According to a 2018 study by NABARD and ICRIER, rice, wheat and sugarcane, which together are spread over 85 million ha (about 43 per cent) of total gross cropped area of 198 million ha, consume almost 80 per cent of freshwater available for irrigation in the country.
“Cropping water demand has to be studied. Data does not cover areas properly, as a result of which several over-exploited regions are not demarcated,” said Harshvardhan Dhawan, project manager, Arghyam, an organisation focused on sustainable water use.
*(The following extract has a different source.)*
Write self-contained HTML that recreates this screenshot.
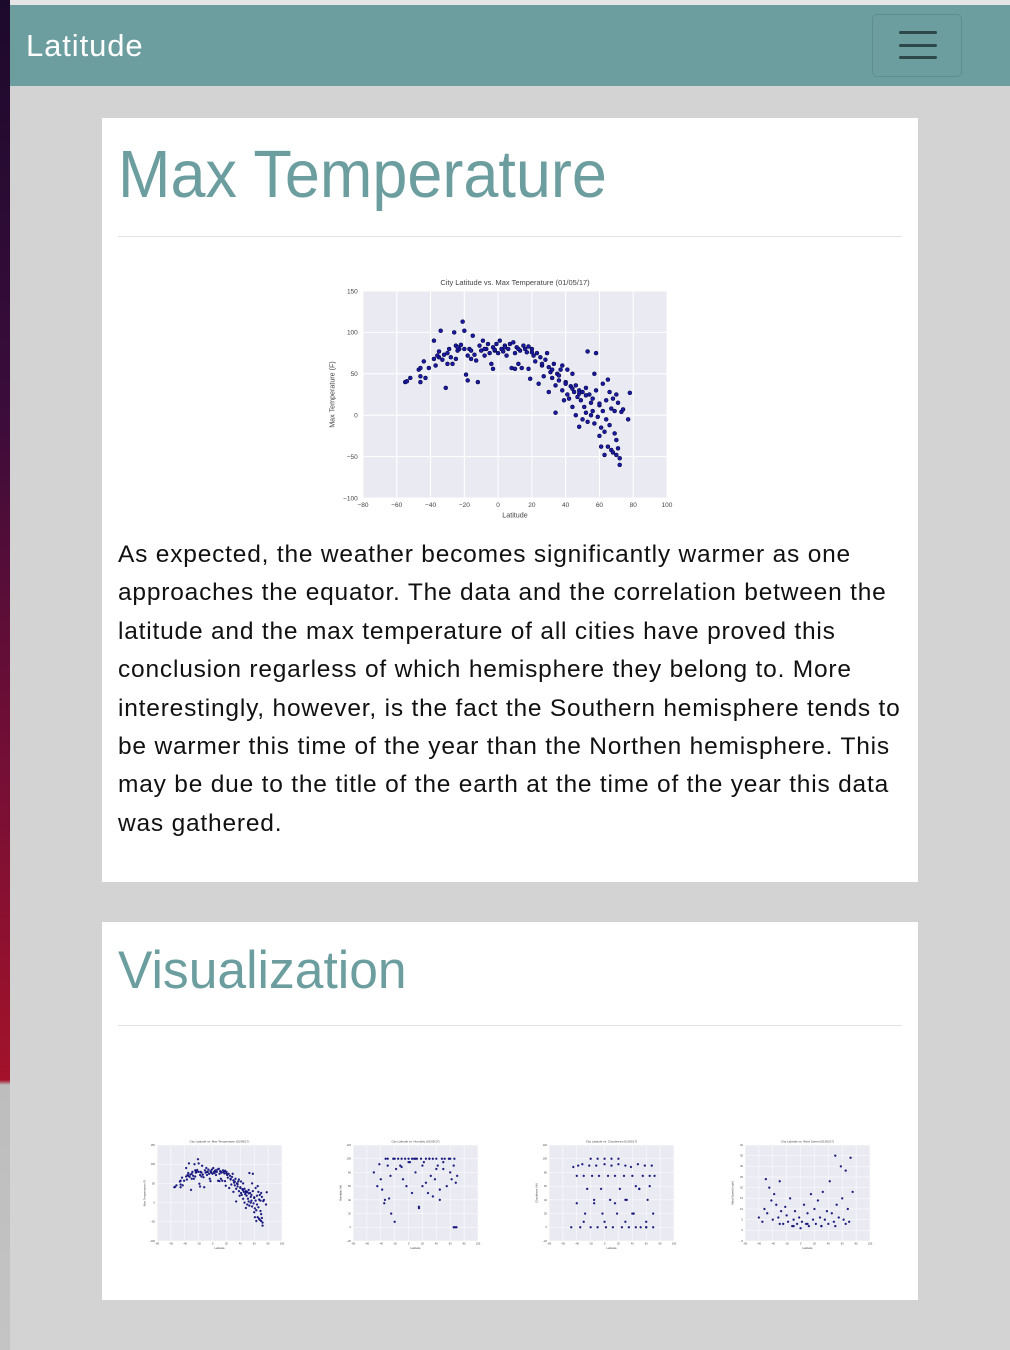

Farmers feel that the push to shift to other crops is a “trial and error” approach by the Narendra Modi government that carries big risks. “Farmers will bear the brunt of this approach. It is understandable if you have a game plan...But think about it: the rate of maize will drop when everyone starts to grow it. What then?” said V M Singh, general secretary of All India Kisan Sabha.
The starting point is working with farmers rather than imposing decisions from above. The community at the ground level has to be involved in budgeting its water resources and driving the movement for sustainable agriculture. “A community resource person has to understand what it means. He has to participate. And these practices have to be transferred to generations,” Dhawan said.
Drip irrigation is a case in point. Despite its manifest efficacy in water-scarce regions (such as in Gujarat), drip irrigation accounts for just 4 per cent of gross irrigated area, so knowledge of it is limited. “You have to educate your farmer. They don’t know what drip irrigation is or how it is done,” Singh said.
A report by the Punjab Farmers Commission called for capping the acreage under water-guzzling paddy to 4 hectares for each farmer and lowering the power subsidy on large farmers to ensure diversification towards other crops. While the report is yet to be formally accepted by the state government, farmers are wary of such changes. “A whole generation of farmers does not even know how to cultivate other crops that were being sown before 1960s when the PDS started,” Ramachandrudu said.